The election of Pope Francis, Di Segni wrote back, “gives us the hope that the path of friendship, respect and productive collaboration will continue.”
Pope John Paul II had made outreach to Jews one of the pillars of his papacy. His successor, Benedict XVI, continued interfaith dialogue but also made several policy decisions that angered Jews, including lifting the excommunication of a renegade bishop who turned out to be a Holocaust denier.
Pope Francis projects a man-of-the-people style in sharp contrast to Benedict, who was seen as removed and cold. Pope Francis is known for living simply, taking the subway and answering his own phone. He spent virtually his entire career in Argentina, away from the intrigues of the Vatican’s Roman Curia – the central governing body of the Catholic Church – and other scandals that dogged the papacy of his predecessor.
However, within days of the new pope’s election, the Vatican faced questions about what Pope Francis did – and did not do – to oppose the military junta that ruled Argentina from 1976 to 1983. Critics have said the church did not do enough to thwart the military dictatorship’s Dirty War, including the kidnapping of two Jesuit priests in 1976. Pope Francis has said he worked behind the scenes to free the priests and sheltered others by hiding them at a Jesuit school.
The questions about Pope Francis’ past carry echoes of the Holocaust-era controversy surrounding pope Pius XII. Many Jews charge that Pius did not do enough to oppose the Nazis, but the Vatican and Pius’ proponents say he worked behind the scenes to save Jews.
While a staunch conservative on social issues such as gay marriage, female priests and abortion, Pope Francis spent years working among the poor and made interfaith outreach one of his priorities.
“The Latin American Jewish Congress has had a close relationship with Monsignor Jorge Bergoglio for many years,” said Claudio Epelman, executive director of the congress. “We know his virtues and have no doubt whatsoever that he will do an excellent job for the church.”
As archbishop of Buenos Aires, his relationship with Argentine Jews was personal as well as institutional.
His only book, Regarding Heaven and Earth, is the transcript of wide-ranging conversations between himself and Rabbi Abraham Skorka, the rector of the Latin American Rabbinical Seminary. Pope Francis and the rabbi also shared billing on an Argentine TV talk show on religious issues.
Pope Francis has referred to Skorka as his “brother and friend.” The then-cardinal attended services at Skorka’s synagogue and also arranged for Skorka to receive an honorary doctorate from the Catholic University of Argentina.
Pope Francis is cited with particular warmth by Argentine Jews for showing solidarity with the Jewish community following the 1994 bombing of the AMIA Jewish community center in Buenos Aires that left 85 dead. The attack, Francis told the Argentine media, was “another link in the chain of pain and persecution that God’s chosen people has suffered throughout history.”

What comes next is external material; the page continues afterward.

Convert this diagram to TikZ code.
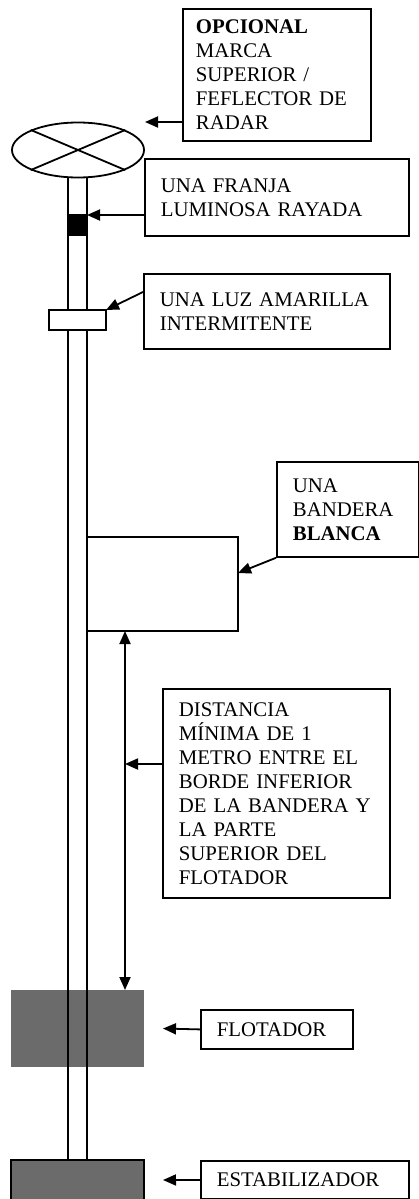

In 2005, he signed a petition for justice in the AMIA bombing case and a document called “85 victims, 85 signatures.” In June 2010, he visited the rebuilt AMIA building to talk with Jewish leaders.
“The closeness between Francis and the Jewish community is special and precious,” Rabbi Gary Bretton-Granatoor, vice president of the World Union of Progressive Judaism, told JTA.
Bretton-Granatoor, who is based in New York but has met Pope Francis a couple of times, called the new pope “a mensch” who “gets the importance of a relationship with the Jewish community, who understands the meaning of the Shoah and has a heart in the right place on a number of issues that concern us as well.”
Obviously, he added, “we will vigorously disagree with him on many fundamental issues as well – but that is part of the game, isn’t it?”